Apple made a huge splash yesterday when it announced the iPad. Even bigger but way less reported news was Steve Jobs' casual mentioning that Apple had used its own processor in the device. The 1GHz Apple A4 represents Apple's first ever processor and is the fruit of a PA Semi purchase in 2008.
However, it seems the A4 has a lot in common with Nvidia's Tegra 2; in fact, the Bright Side of News reports that the SOC is all ARM and lambastes Steve Jobs for implying Apple or even PA Semi had anything to do with the creation of the A4 at all.

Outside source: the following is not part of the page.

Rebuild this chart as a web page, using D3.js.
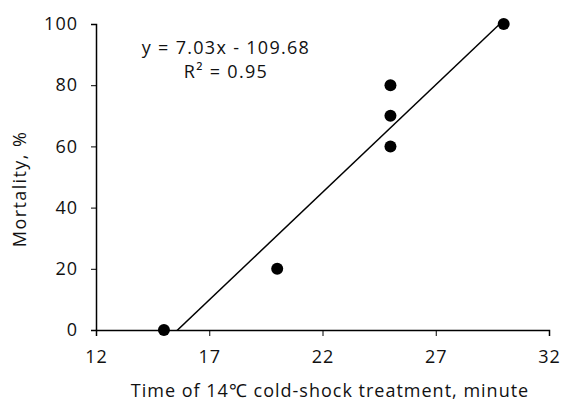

Steve Jobs incorrectly addressed Apple A4 as a CPU. We're not sure was this to keep the mainstream press enthused, but A4 is not a CPU. Or we should say, it's not just a CPU. Nor did PA Semi/Apple had anything to do with the creation of the CPU component. A4 is a System-on-a-Chip, or SOC, that integrates the main processor [ARM Cortex-A9 MPCore i.e. Multi-Processing Core, identical to ones used in nVidia Tegra and Qualcomm Snapdragon] with graphics silicon [ARM Mali 50-Series GPU], and other functions like the memory controller on one piece of silicon.
Bright Side explains that last June, during the GlobalFoundries event in Las Vegas, the site sat down with Warren East, CEO of ARM. One of the things they discussed was "a new member of the family," which we now know was Apple.